Well, this morning, I want to give some air time to the song we have before us. Like Weird Al’s song, Psalm 19:7 – 14 is really just six words long. It tells us that the Word of God is perfect, sure, just, clear, clean, and true. But this morning, in the interest of time this morning, I want to look at just three of the concepts: Clarity, Wisdom, and Life. You see, the Word of God is the most Clear and Profound song about your real life.

Clear

Let me start with Ps 19:8. It is very plain when it says that the Word of the Lord is clear – it gives light to the eyes. It is as plain and simple as the plain and simple Truth can be.

But I know that people have objections to that. I’ve had people tell me that the Bible is too hard to understand. The kinds of people who say that fall into two groups – there are a few who have a hard time understanding the words, but more people have a hard time understanding the truth.

Let me just say a few brief words if you are having a hard time actually understanding the actual vocabulary of Scripture.

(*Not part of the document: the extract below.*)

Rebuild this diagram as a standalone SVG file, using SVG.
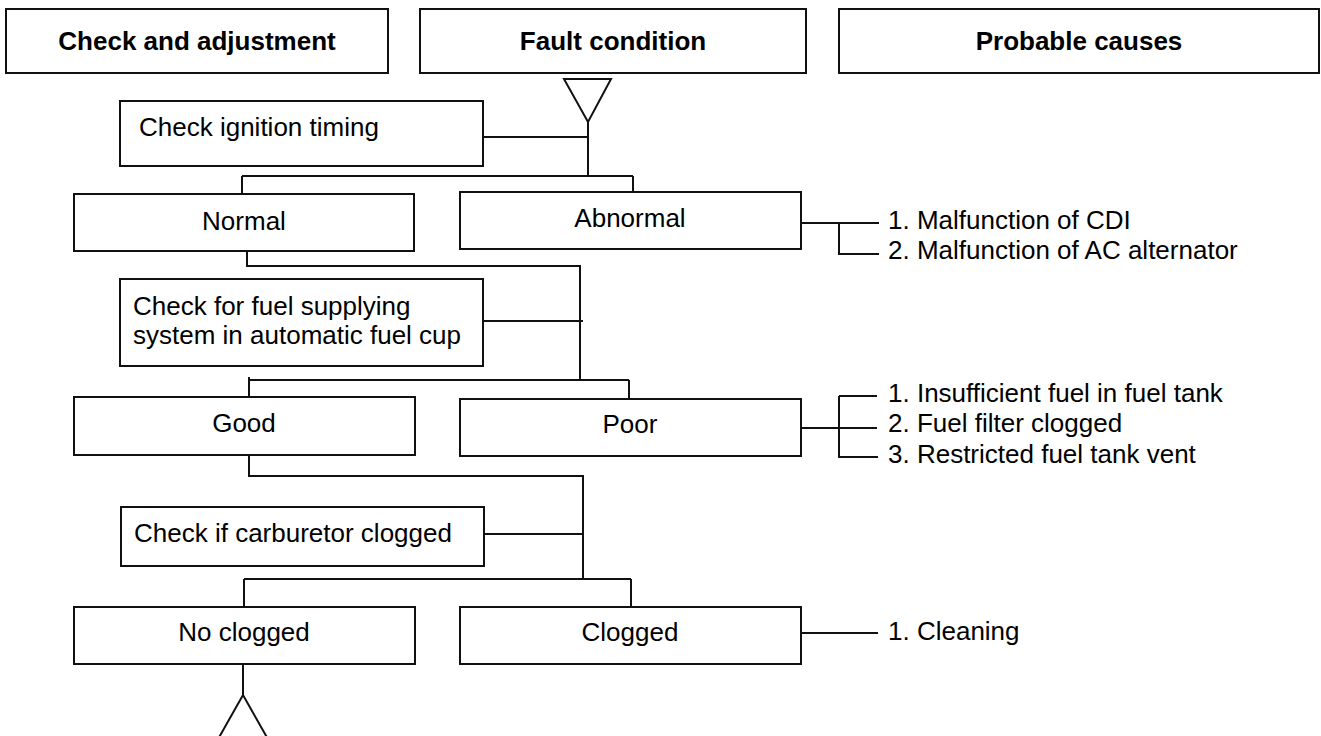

Some people think of the Bible like Shakespeare, and most of the time it’s because they are reading a Bible that was translated at the time of Shakespeare. If your only Bible is a King Jimmy and you are having a hard time understanding words than just pick up a modern translation like the NIV, the ESV, or even a New Living Translation. It’s not that the words of the Bible have changed – it’s that the English language has changed. Five years ago, if you talked to someone about a Facebook, they probably would have thought you had been down to the police station. Back in the 1600’s, if you called someone an idiot, you would have just been saying that they stayed to themselves. Nowadays, I tend to be one of those idiots socializing on Facebook – which is a sentence that just wouldn’t have made sense way back when.

The Bible itself is really written at about a 6th grade level. Peter and John - who are responsible for 8 books of the New Testament – were uneducated fisherman. If you have passed elementary school, you probably have more book knowledge than most of the apostles. When I was an Undergraduate Econ major, I had to learn words like ‘heteroskedasticity’ and ‘multicolinearity.’ But when I did my Masters in Seminary, I had to learn words like “Love,” “Joy,” “Peace,” and “Self-Control.”

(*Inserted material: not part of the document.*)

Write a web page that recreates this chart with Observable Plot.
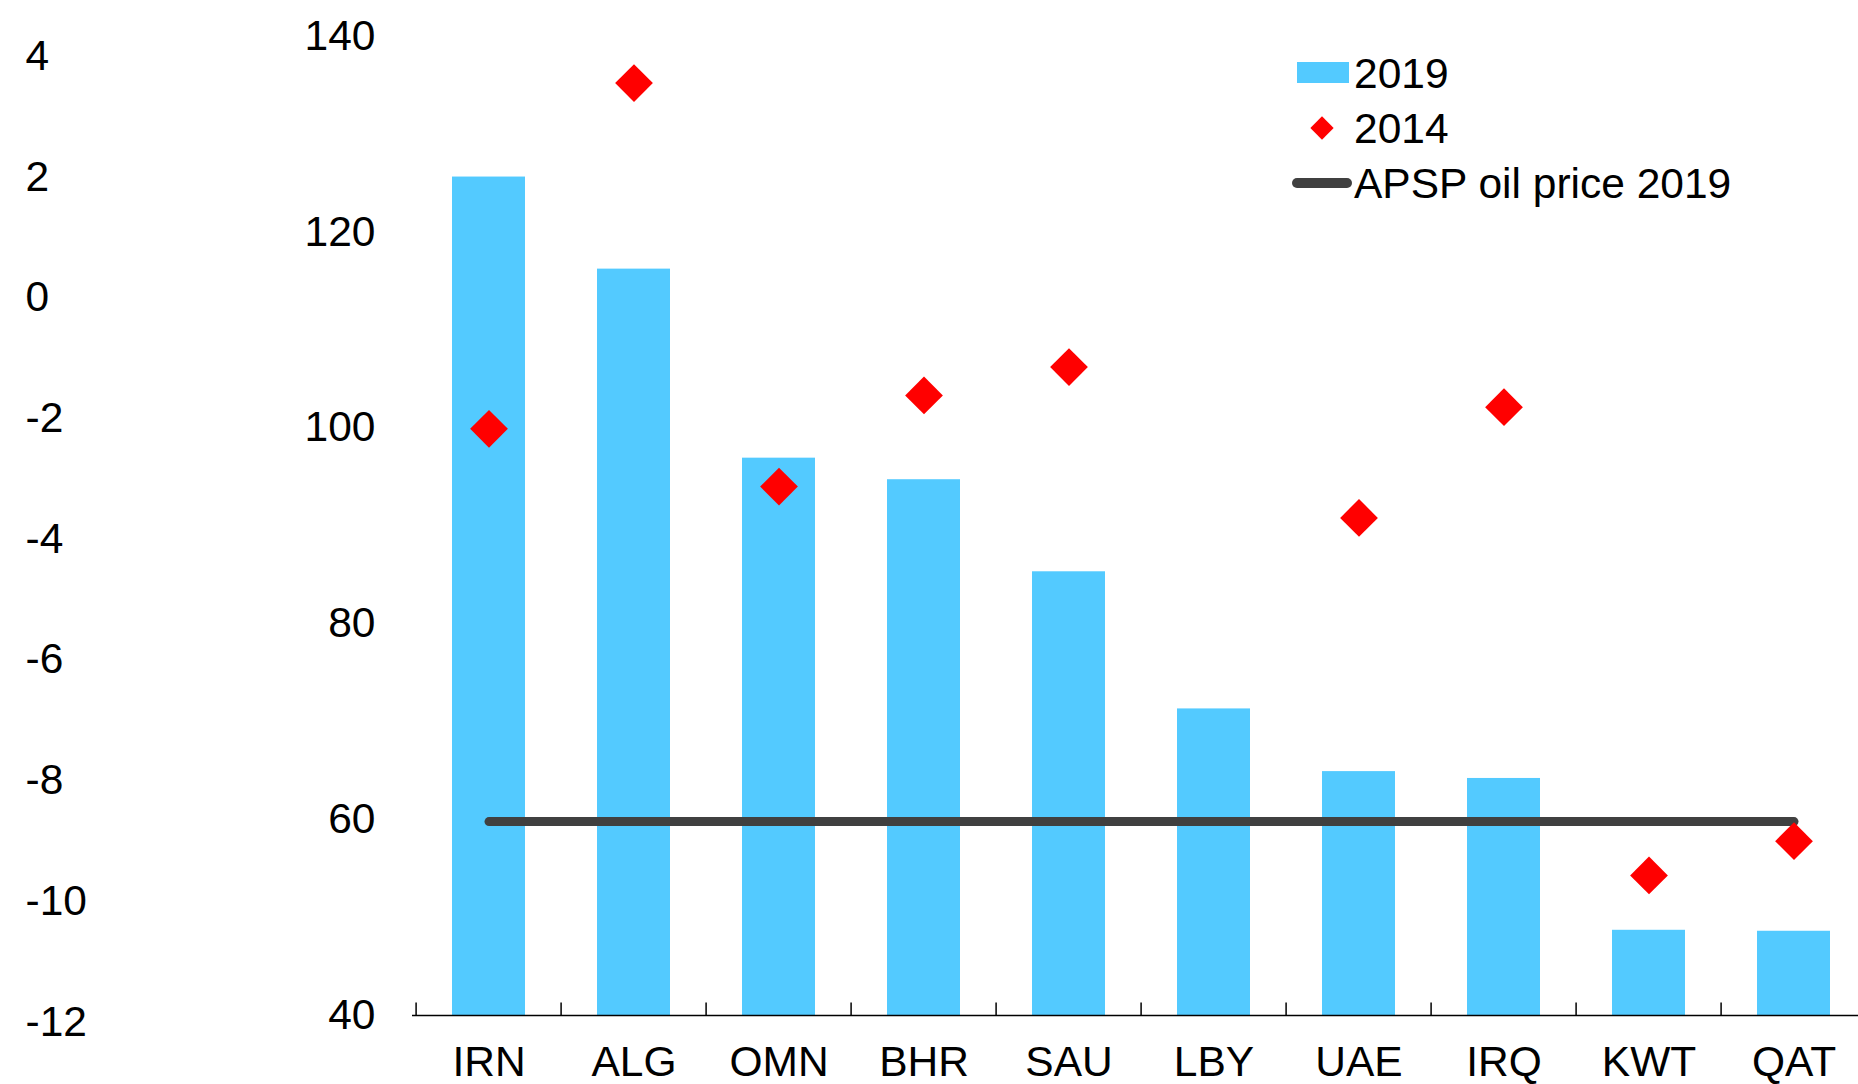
<!DOCTYPE html>
<html>
<head>
<meta charset="utf-8">
<script src="https://cdn.jsdelivr.net/npm/d3@7"></script>
<script src="https://cdn.jsdelivr.net/npm/@observablehq/plot@0.6"></script>
<style>
  html, body { margin: 0; padding: 0; background: #fff; overflow: hidden; }
  #wrap { position: relative; width: 1858px; height: 1084px; overflow: hidden; font-family: "Liberation Sans", Arial, sans-serif; }
  #wrap > svg { position: absolute; left: 0; top: 0; max-width: none !important; }
</style>
</head>
<body>
<div id="wrap"></div>
<script>
// ---- data ----
const categories = ["IRN", "ALG", "OMN", "BHR", "SAU", "LBY", "UAE", "IRQ", "KWT", "QAT"];
const values2019 = [125.6, 116.2, 96.9, 94.7, 85.3, 71.3, 64.9, 64.2, 48.7, 48.6];
const values2014 = [99.9, 135.2, 94.0, 103.3, 106.2, null, 90.8, 102.1, 54.3, 57.8];
const apspPrice2019 = 59.8;
const yTicks = [40, 60, 80, 100, 120, 140];
const leftTicks = [-12, -10, -8, -6, -4, -2, 0, 2, 4];
const legendLabels = ["2019", "2014", "APSP oil price 2019"];

// ---- layout ----
const FONT = '"Liberation Sans", Arial, sans-serif';
const FS = 42.5;
const W = 1870, H = 1084;
const mL = 412, mR = 0, mT = 35.5, mB = 69;
const step = (W - mL - mR) / categories.length;
const pxPerUnit = (H - mT - mB) / (140 - 40);
const tickLen = 12.5;

const rows = categories.map((c, i) => ({cat: c, v2019: values2019[i], v2014: values2014[i], apsp: apspPrice2019}));

const main = Plot.plot({
  width: W, height: H,
  marginLeft: mL, marginRight: mR, marginTop: mT, marginBottom: mB,
  style: {fontFamily: FONT, fontSize: FS + "px", color: "#000", background: "transparent", overflow: "visible", maxWidth: "none"},
  x: {type: "band", domain: categories, paddingInner: 0.5, paddingOuter: 0.25, align: 0.5, axis: null},
  y: {domain: [40, 140], axis: null},
  marks: [
    Plot.barY(rows, {x: "cat", y1: 40, y2: "v2019", fill: "#53caff"}),
    Plot.ruleX(rows, {x: "cat", dx: -step / 2, y1: 40, y2: 40 + tickLen / pxPerUnit, stroke: "#000", strokeWidth: 1.5}),
    Plot.ruleY([40], {stroke: "#000", strokeWidth: 1.6}),
    Plot.lineY(rows, {x: "cat", y: "apsp", stroke: "#404040", strokeWidth: 9, strokeLinecap: "round"}),
    Plot.dot(rows.filter(d => d.v2014 != null), {x: "cat", y: "v2014", symbol: "diamond2", r: 17, fill: "#ff0000", stroke: "none"}),
    Plot.axisY({ticks: yTicks, tickSize: 0, tickPadding: 37, fontSize: FS, label: null, tickFormat: d => String(d)}),
    Plot.axisX({tickSize: 0, tickPadding: 30, fontSize: FS, label: null})
  ]
});

const left = Plot.plot({
  width: 220, height: H,
  marginLeft: 25, marginRight: 0, marginTop: 0, marginBottom: 0,
  style: {fontFamily: FONT, fontSize: FS + "px", color: "#000", background: "transparent", overflow: "visible", maxWidth: "none"},
  y: {domain: [-12, 4], range: [1021.5, 55.7], axis: null},
  marks: [
    Plot.text(leftTicks, {y: d => d, text: d => String(d), frameAnchor: "left", textAnchor: "start", fontSize: FS, fill: "#000"})
  ]
});

const wrap = document.getElementById("wrap");
wrap.appendChild(main);
wrap.appendChild(left);

// ---- legend ----
const lg = d3.select(wrap).append("svg")
  .attr("width", 1858).attr("height", 250)
  .style("position", "absolute").style("left", "0px").style("top", "0px").style("overflow", "visible");
lg.append("rect").attr("x", 1297).attr("y", 62).attr("width", 52).attr("height", 21).attr("fill", "#53caff");
lg.append("path").attr("d", d3.symbol(d3.symbolDiamond2, Math.PI * 10.5 * 10.5)()).attr("transform", "translate(1322,128)").attr("fill", "#ff0000");
lg.append("line").attr("x1", 1297).attr("x2", 1347).attr("y1", 183).attr("y2", 183)
  .attr("stroke", "#404040").attr("stroke-width", 10).attr("stroke-linecap", "round");
const ys = [73, 128, 183];
legendLabels.forEach((t, i) => {
  lg.append("text").attr("x", 1354).attr("y", ys[i]).attr("dy", "0.36em")
    .attr("font-family", FONT).attr("font-size", FS).attr("fill", "#000").text(t);
});
</script>
</body>
</html>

The truth is - most people have a working definition for words like that. As Mark Twain once said, “It’s not the parts of the Bible that I can’t understand that bother me – it’s the part that I do understand.” You see, most people object to the idea that the Bible is clear not because they don’t know the words – it’s because their minds aren’t able to grasp the truth.

Our epistle picks up on that so clearly. Paul says in 1 Corinthians that the Gospel is veiled to those who are perishing. In fact, Paul says that natural, sinful men think that the Gospel is foolishness. When they hear things like, “Love your neighbor,” they understand the concept – they just think it’s insane.

You see, the problem is that we live in an upside down world. But when you are upside down long enough, you brain thinks that’s normal. Scientists tell us that our eyes actually pick up the world upside down, but we translate it as right side up. If you stand on your head long enough, the brain will readapt. And that’s the problem with understanding clear Scripture – our brains are so accustomed to a broken world that clear words don’t make sense.